=== WHAT THE TASK ASKS ===
Reproduce the listing below word for word, with no pictures.

=== DATA EXTRACT ===
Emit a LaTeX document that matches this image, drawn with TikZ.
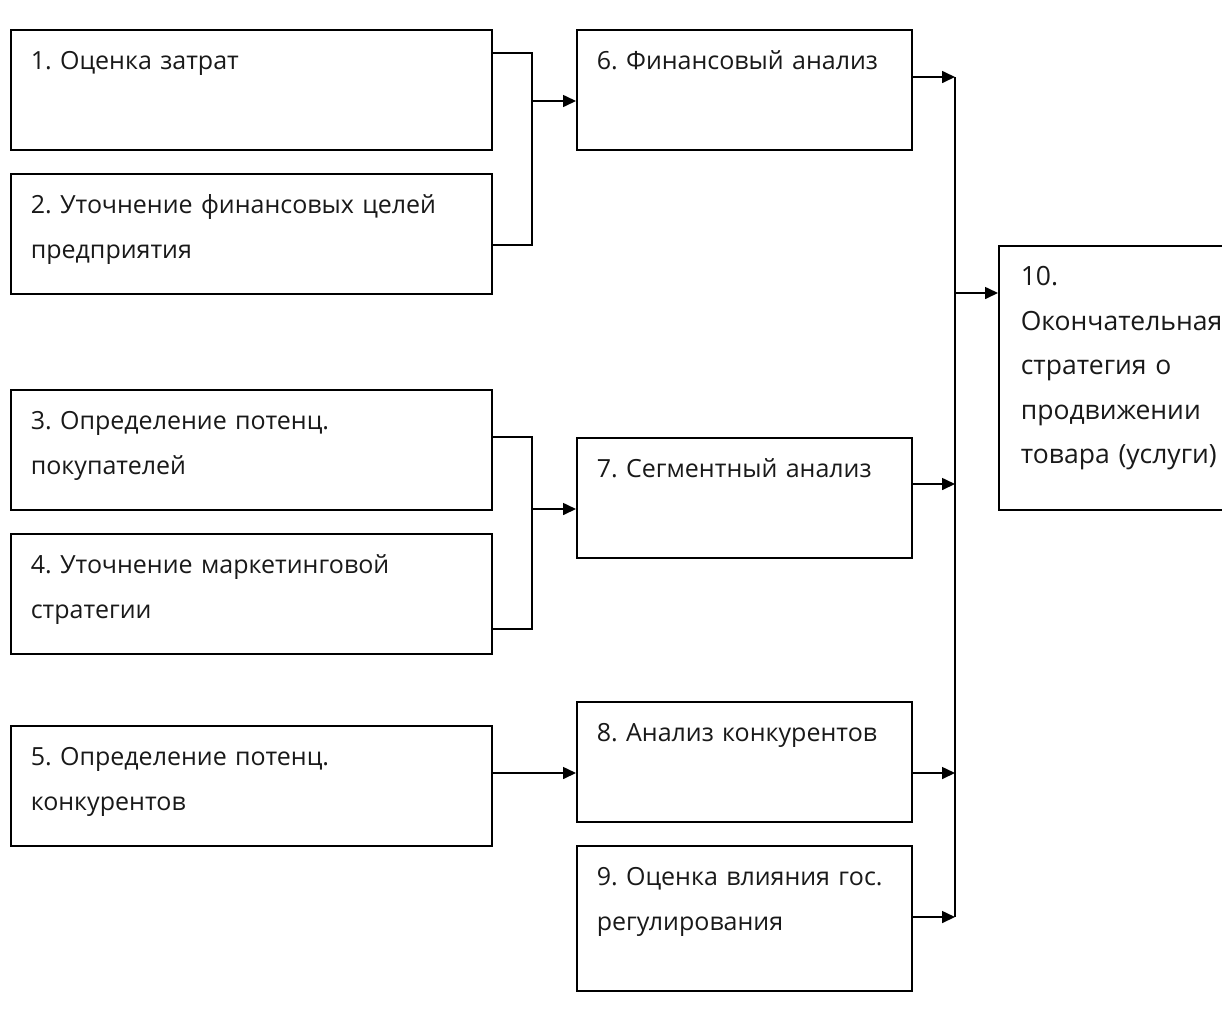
\documentclass[tikz,border=0pt]{standalone}
\usepackage{fontspec}
\setmainfont{Open Sans}
\frenchspacing
\usetikzlibrary{arrows.meta,calc}

\tikzset{
  blok/.style={draw, line width=1.6pt, rectangle, anchor=north west, align=left,
    inner xsep=20pt, inner ysep=0pt, text height=40pt, font=\fontsize{25}{44.5}\selectfont,
    text=black!90},
  wide/.style={blok, text width=441pt, minimum width=481pt, minimum height=120pt, text depth=80pt},
  mid/.style={blok, text width=295pt, minimum width=335pt, minimum height=120pt, text depth=80pt},
  link/.style={line width=1.6pt},
  strel/.style={link, -{Triangle[length=13pt,width=12pt]}}
}

\begin{document}
\begin{tikzpicture}[x=1pt, y=-1pt]
  \fill[white] (0,0) rectangle (1222,1010);
  \clip (0,0) rectangle (1222,1010);

  % left column
  \node[wide] (b1) at (10,29)  {1. Оценка затрат};
  \node[wide] (b2) at (10,173) {2. Уточнение финансовых целей\\предприятия};
  \node[wide] (b3) at (10,389) {3. Определение потенц.\\покупателей};
  \node[wide] (b4) at (10,533) {4. Уточнение маркетинговой\\стратегии};
  \node[wide] (b5) at (10,725) {5. Определение потенц.\\конкурентов};

  % middle column
  \node[mid] (b6) at (576,29)  {6. Финансовый анализ};
  \node[mid] (b7) at (576,437) {7. Сегментный анализ};
  \node[mid] (b8) at (576,701) {8. Анализ конкурентов};
  \node[mid, minimum height=145pt, text depth=105pt] (b9) at (576,845)
    {9. Оценка влияния гос.\\регулирования};

  % result
  \node[blok, text width=200pt, minimum width=240pt, minimum height=264pt, text depth=224pt,
    inner xsep=22pt, font=\fontsize{26.5}{44.5}\selectfont] (b10) at (998,245)
    {10.\\Окончательная\\стратегия о\\продвижении\\товара (услуги)};

  % junctions
  \coordinate (j12) at (532,101);
  \coordinate (j34) at (532,509);
  \coordinate (bt)  at (955,77);
  \coordinate (bb)  at (955,917);
  \coordinate (b10in) at (955,293);

  \draw[link] ([yshift=-24pt]b1.north east) -| (j12)
              |- ([yshift=-72pt]b2.north east);
  \draw[strel] (j12) -- (j12 -| b6.west);

  \draw[link] ([yshift=-48pt]b3.north east) -| (j34)
              |- ([yshift=-96pt]b4.north east);
  \draw[strel] (j34) -- (j34 -| b7.west);

  \draw[strel] ([yshift=-48pt]b5.north east) -- ([yshift=-48pt]b5.north east -| b8.west);

  % bus to the result
  \draw[link] (bt) -- (bb);
  \draw[strel] ([yshift=-48pt]b6.north east) -- ([yshift=-48pt]b6.north east -| bt);
  \draw[strel] ([yshift=-47pt]b7.north east) -- ([yshift=-47pt]b7.north east -| bt);
  \draw[strel] ([yshift=-72pt]b8.north east) -- ([yshift=-72pt]b8.north east -| bt);
  \draw[strel] ([yshift=-72pt]b9.north east) -- ([yshift=-72pt]b9.north east -| bt);
  \draw[strel] (b10in) -- (b10in -| b10.west);
\end{tikzpicture}
\end{document}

=== FULL ANSWER ===
Emit a LaTeX document that matches this image, drawn with TikZ.
\documentclass[tikz,border=0pt]{standalone}
\usepackage{fontspec}
\setmainfont{Open Sans}
\frenchspacing
\usetikzlibrary{arrows.meta,calc}

\tikzset{
  blok/.style={draw, line width=1.6pt, rectangle, anchor=north west, align=left,
    inner xsep=20pt, inner ysep=0pt, text height=40pt, font=\fontsize{25}{44.5}\selectfont,
    text=black!90},
  wide/.style={blok, text width=441pt, minimum width=481pt, minimum height=120pt, text depth=80pt},
  mid/.style={blok, text width=295pt, minimum width=335pt, minimum height=120pt, text depth=80pt},
  link/.style={line width=1.6pt},
  strel/.style={link, -{Triangle[length=13pt,width=12pt]}}
}

\begin{document}
\begin{tikzpicture}[x=1pt, y=-1pt]
  \fill[white] (0,0) rectangle (1222,1010);
  \clip (0,0) rectangle (1222,1010);

  % left column
  \node[wide] (b1) at (10,29)  {1. Оценка затрат};
  \node[wide] (b2) at (10,173) {2. Уточнение финансовых целей\\предприятия};
  \node[wide] (b3) at (10,389) {3. Определение потенц.\\покупателей};
  \node[wide] (b4) at (10,533) {4. Уточнение маркетинговой\\стратегии};
  \node[wide] (b5) at (10,725) {5. Определение потенц.\\конкурентов};

  % middle column
  \node[mid] (b6) at (576,29)  {6. Финансовый анализ};
  \node[mid] (b7) at (576,437) {7. Сегментный анализ};
  \node[mid] (b8) at (576,701) {8. Анализ конкурентов};
  \node[mid, minimum height=145pt, text depth=105pt] (b9) at (576,845)
    {9. Оценка влияния гос.\\регулирования};

  % result
  \node[blok, text width=200pt, minimum width=240pt, minimum height=264pt, text depth=224pt,
    inner xsep=22pt, font=\fontsize{26.5}{44.5}\selectfont] (b10) at (998,245)
    {10.\\Окончательная\\стратегия о\\продвижении\\товара (услуги)};

  % junctions
  \coordinate (j12) at (532,101);
  \coordinate (j34) at (532,509);
  \coordinate (bt)  at (955,77);
  \coordinate (bb)  at (955,917);
  \coordinate (b10in) at (955,293);

  \draw[link] ([yshift=-24pt]b1.north east) -| (j12)
              |- ([yshift=-72pt]b2.north east);
  \draw[strel] (j12) -- (j12 -| b6.west);

  \draw[link] ([yshift=-48pt]b3.north east) -| (j34)
              |- ([yshift=-96pt]b4.north east);
  \draw[strel] (j34) -- (j34 -| b7.west);

  \draw[strel] ([yshift=-48pt]b5.north east) -- ([yshift=-48pt]b5.north east -| b8.west);

  % bus to the result
  \draw[link] (bt) -- (bb);
  \draw[strel] ([yshift=-48pt]b6.north east) -- ([yshift=-48pt]b6.north east -| bt);
  \draw[strel] ([yshift=-47pt]b7.north east) -- ([yshift=-47pt]b7.north east -| bt);
  \draw[strel] ([yshift=-72pt]b8.north east) -- ([yshift=-72pt]b8.north east -| bt);
  \draw[strel] ([yshift=-72pt]b9.north east) -- ([yshift=-72pt]b9.north east -| bt);
  \draw[strel] (b10in) -- (b10in -| b10.west);
\end{tikzpicture}
\end{document}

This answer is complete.